Burke was not alone in criticizing the DOJ's motive in its filing. Former Florida Republican Gov. Jeb Bush, speaking last September at the National Press Club before the lawsuit was dropped, offered that the program had helped to increase achievement in those students who are participating,
Politico reported.
"This is purely political, perhaps payback for political elections of the past," Bush said. "I have no idea why they have made this decision, but I do know for a fact that we need to transform our education system state by state to assure that more than just 25 or 30 percent of our kids are college- or career-ready."
Bush's objections were reiterated by
House Speaker John Boehner in a letter signed by other lawmakers and sent to U.S. Attorney General Eric Holder.

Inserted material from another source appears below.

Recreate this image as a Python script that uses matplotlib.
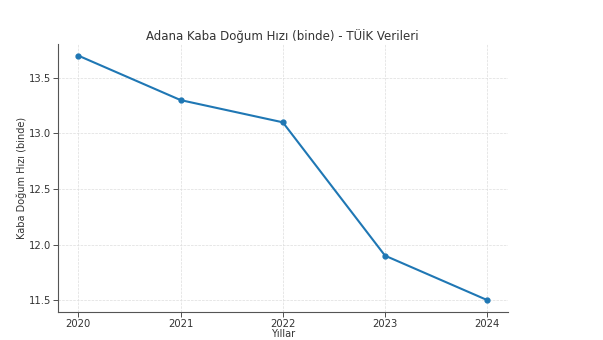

Boehner noted that 18 states along with the District of Columbia currently were participating in some kind of voucher program, with about 250,000 students enrolled nationally.
"The department's allegation that the Louisiana Program could impede the desegregation process is extremely troubling and paradoxical in nature," Boehner wrote. "If the DOJ is successful in shutting down this valuable school choice initiative, not only will students across Louisiana be forced to remain in failing schools, but it could have a reverberating effect and cause other states to feel pressured to shut down similar initiatives that provide countless children the opportunity to receive a better education."
Whether measurable achievement has occurred in the voucher schools is open to debate, but parents of voucher students in Louisiana seem satisfied with the program.
A study released last March by a school choice advocacy group, the Black Alliance for Educational Options, found more than 90 percent said they were pleased with their child's new school.
And at least one study of the program by the University of Arkansas's Department of Education Reform found that it has positive effects on racial integration.
Authors Anna J. Egalite and Jonathan N. Mills noted that voucher student transfers "overwhelmingly improve integration in the public schools students leave (the sending schools), bringing the racial composition of the schools closer to that of the broader communities in which they are located."
They added that in those districts where the DOJ is concerned about desegregation violations, the Louisiana Scholarship Program
transfers "improve integration in both the sending schools and the private schools participating students attend (receiving schools)."
Burke of the Heritage Foundation said she sees a "pattern of hostility" directed at voucher programs around the country to "disrupt and eliminate" private school choice options.
"Louisiana is not the only place where we have seen the administration step in and try to prevent school choice from proliferating," Burke noted. "Every year we've seen this administration try to eliminate funding for the wildly success D.C. Opportunity Scholarship program."
That program has been in place in Washington, D.C., for nine years and has awarded close to 5,000 scholarships to mainly black students who may take their vouchers and pay to attend higher performing private schools.
The Obama administration has been somewhat open to charter schools, but those are public schools, Burke noted, adding that much of the fealty toward protecting the power base of public schools is rooted in "union labor loyalty."
"You have the teacher unions that throw tremendous amounts of money in support of this administration," Burke said.
"The teacher unions have been blockers every step of the way," she added. "When you look at the history of school choice, you see the unions always trying to put up barriers to school choice and now they have an administration that is supportive of that effort. This is a direct threat to union power — kids choosing private schools that are autonomous."